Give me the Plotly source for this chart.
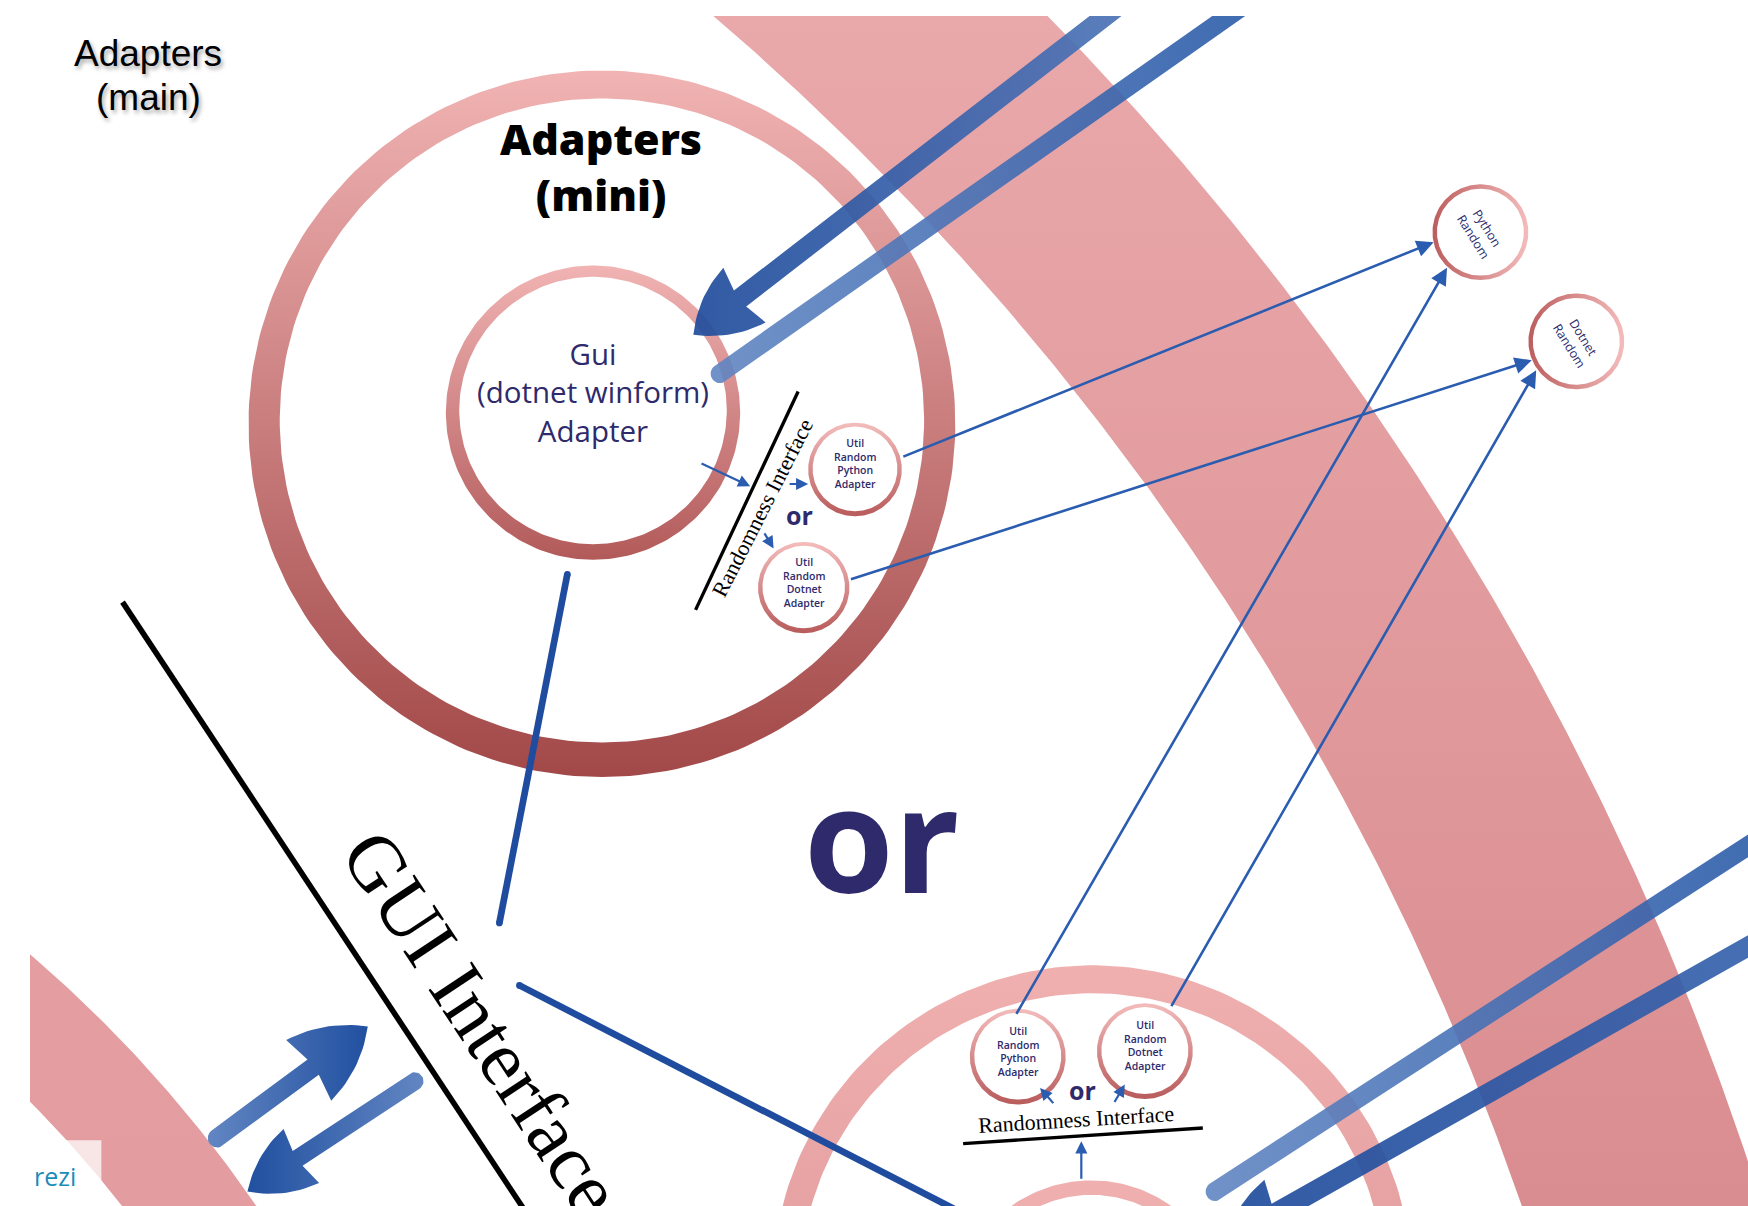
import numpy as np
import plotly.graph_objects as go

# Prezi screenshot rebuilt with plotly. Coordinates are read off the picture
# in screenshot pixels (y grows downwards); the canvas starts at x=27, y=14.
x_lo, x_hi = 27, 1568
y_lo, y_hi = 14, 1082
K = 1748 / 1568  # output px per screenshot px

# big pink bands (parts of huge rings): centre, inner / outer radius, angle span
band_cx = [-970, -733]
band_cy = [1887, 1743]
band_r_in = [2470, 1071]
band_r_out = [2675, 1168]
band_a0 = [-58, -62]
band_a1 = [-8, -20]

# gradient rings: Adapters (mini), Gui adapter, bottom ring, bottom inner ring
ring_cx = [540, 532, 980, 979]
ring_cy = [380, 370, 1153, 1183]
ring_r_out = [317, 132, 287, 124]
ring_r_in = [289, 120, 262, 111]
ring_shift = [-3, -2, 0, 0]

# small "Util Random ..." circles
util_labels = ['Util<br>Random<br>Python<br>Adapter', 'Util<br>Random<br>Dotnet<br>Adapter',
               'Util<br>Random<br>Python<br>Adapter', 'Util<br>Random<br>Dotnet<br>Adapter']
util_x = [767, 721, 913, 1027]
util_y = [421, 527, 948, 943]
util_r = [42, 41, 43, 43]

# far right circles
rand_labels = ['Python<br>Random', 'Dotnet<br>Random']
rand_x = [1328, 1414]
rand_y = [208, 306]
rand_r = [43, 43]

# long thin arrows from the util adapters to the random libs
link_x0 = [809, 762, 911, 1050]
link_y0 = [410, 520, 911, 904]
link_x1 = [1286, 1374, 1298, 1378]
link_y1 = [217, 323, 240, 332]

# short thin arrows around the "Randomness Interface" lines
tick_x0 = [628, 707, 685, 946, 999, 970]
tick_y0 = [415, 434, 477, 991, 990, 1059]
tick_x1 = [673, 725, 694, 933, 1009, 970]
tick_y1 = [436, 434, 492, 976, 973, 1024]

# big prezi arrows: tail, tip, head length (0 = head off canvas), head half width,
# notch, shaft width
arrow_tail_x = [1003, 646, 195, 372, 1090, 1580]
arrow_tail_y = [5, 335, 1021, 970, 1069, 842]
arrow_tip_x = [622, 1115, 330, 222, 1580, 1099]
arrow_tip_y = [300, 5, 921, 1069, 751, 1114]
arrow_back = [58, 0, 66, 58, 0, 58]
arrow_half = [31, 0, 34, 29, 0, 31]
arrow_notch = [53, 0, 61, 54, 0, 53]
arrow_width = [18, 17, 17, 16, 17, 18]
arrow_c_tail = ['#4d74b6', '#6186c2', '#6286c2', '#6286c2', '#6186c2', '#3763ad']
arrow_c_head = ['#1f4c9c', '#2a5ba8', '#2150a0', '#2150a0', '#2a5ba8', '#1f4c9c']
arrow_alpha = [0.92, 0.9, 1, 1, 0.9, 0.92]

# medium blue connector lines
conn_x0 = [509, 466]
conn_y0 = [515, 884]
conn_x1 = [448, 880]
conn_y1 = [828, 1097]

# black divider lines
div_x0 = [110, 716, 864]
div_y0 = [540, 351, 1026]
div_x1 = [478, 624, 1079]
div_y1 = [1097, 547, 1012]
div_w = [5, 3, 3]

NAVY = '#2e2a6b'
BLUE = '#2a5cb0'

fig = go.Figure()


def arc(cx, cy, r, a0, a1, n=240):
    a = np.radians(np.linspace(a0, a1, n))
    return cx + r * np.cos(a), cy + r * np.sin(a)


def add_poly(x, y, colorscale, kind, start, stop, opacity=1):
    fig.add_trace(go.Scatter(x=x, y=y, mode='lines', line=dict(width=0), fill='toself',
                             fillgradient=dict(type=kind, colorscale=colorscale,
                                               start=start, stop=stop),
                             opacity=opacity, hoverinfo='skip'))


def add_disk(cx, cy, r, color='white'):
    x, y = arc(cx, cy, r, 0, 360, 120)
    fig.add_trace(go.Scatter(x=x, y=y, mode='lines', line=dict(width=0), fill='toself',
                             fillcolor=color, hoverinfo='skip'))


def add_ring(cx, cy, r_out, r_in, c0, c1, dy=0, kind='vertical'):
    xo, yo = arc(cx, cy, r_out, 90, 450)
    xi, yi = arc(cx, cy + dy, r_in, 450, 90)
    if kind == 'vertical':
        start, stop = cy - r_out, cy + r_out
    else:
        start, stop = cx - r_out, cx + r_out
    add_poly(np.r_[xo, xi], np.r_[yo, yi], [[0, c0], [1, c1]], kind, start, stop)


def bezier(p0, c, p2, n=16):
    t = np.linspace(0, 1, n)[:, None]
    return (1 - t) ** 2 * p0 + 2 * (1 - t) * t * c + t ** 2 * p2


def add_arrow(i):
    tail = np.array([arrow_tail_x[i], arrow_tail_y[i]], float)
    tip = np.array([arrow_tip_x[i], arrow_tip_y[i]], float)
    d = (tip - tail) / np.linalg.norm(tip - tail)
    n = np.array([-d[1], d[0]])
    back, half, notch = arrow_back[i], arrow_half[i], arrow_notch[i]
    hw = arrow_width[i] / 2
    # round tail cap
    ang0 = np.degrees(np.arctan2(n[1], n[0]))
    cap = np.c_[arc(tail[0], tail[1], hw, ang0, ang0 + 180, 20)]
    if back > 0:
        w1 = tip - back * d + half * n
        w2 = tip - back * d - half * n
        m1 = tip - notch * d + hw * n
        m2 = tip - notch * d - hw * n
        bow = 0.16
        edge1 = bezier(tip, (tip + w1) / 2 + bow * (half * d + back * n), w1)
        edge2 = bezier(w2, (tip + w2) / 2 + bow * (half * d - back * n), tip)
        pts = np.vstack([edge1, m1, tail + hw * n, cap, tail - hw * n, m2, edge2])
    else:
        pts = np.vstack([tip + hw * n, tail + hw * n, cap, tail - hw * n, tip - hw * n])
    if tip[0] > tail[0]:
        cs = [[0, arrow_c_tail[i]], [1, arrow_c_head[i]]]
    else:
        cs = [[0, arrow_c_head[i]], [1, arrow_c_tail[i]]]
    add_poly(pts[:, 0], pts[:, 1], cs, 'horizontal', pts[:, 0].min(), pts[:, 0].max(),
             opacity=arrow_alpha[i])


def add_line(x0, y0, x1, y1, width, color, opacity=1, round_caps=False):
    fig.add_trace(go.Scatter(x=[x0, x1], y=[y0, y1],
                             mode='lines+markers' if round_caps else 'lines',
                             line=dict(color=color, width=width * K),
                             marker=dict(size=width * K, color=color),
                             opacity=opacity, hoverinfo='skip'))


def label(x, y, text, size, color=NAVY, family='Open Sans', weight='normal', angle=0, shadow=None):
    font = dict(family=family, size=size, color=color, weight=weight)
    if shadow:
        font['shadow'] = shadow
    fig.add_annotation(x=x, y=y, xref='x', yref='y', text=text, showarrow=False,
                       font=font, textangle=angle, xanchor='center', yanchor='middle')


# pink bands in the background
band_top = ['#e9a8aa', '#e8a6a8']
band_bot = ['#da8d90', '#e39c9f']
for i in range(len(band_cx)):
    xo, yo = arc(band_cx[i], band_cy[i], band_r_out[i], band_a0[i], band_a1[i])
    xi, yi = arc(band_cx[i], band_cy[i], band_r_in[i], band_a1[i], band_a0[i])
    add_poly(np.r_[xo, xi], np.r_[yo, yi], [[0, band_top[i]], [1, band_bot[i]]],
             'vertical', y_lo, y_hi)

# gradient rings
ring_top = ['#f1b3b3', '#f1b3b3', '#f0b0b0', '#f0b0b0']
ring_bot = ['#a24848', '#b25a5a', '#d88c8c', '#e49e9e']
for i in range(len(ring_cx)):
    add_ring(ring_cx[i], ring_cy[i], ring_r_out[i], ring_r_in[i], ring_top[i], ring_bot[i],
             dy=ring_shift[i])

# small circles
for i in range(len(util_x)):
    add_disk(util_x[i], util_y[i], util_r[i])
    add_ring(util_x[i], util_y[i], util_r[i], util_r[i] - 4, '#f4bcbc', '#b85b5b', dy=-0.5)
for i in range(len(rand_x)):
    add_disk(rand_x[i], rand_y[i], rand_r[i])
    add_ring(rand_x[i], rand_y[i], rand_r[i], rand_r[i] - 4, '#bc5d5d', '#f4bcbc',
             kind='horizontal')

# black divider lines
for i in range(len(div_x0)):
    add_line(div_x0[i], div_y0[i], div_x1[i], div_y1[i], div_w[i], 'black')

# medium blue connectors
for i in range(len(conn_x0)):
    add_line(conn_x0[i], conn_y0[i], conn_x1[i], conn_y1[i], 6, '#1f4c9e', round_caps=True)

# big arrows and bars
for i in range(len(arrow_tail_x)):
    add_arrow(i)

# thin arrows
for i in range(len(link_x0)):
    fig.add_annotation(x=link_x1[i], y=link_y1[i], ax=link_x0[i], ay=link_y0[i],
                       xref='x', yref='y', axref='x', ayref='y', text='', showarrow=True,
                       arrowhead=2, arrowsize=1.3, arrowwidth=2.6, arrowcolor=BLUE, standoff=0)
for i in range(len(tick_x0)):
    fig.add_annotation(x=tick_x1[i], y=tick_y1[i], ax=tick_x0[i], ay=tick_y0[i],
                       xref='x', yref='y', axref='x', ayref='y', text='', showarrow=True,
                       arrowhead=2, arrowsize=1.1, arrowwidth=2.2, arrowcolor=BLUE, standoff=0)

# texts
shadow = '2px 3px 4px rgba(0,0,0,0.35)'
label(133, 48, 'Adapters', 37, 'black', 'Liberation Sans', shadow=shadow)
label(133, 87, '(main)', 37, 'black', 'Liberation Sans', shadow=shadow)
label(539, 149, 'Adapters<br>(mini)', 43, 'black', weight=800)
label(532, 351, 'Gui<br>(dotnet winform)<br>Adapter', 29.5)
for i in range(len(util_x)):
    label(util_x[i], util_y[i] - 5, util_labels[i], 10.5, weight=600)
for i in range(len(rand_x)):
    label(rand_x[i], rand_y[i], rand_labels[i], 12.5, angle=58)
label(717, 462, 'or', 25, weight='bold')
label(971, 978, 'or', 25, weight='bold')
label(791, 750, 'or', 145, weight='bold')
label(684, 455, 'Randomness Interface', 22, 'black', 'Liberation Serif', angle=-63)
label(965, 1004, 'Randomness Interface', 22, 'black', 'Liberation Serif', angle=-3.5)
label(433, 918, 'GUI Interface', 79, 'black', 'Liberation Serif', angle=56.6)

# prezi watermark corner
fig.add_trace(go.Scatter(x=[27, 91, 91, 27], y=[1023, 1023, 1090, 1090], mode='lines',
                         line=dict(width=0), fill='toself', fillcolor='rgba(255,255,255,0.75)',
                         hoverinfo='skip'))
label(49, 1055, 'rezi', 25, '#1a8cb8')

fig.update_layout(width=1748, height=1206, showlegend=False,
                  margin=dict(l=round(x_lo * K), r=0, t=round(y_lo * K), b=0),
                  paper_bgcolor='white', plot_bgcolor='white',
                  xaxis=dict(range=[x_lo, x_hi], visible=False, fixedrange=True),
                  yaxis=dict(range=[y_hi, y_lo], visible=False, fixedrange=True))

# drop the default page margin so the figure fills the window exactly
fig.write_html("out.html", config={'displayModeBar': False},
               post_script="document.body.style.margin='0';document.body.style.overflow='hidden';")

========

**WRITTEN TASK**
Emit the lines of the material exactly, from its first line to the line containing "K = 1748 / 1568", inclusive; leave every picture out.

**ANSWER TO THE PROBLEM**
Give me the Plotly source for this chart.
import numpy as np
import plotly.graph_objects as go

# Prezi screenshot rebuilt with plotly. Coordinates are read off the picture
# in screenshot pixels (y grows downwards); the canvas starts at x=27, y=14.
x_lo, x_hi = 27, 1568
y_lo, y_hi = 14, 1082
K = 1748 / 1568  # output px per screenshot px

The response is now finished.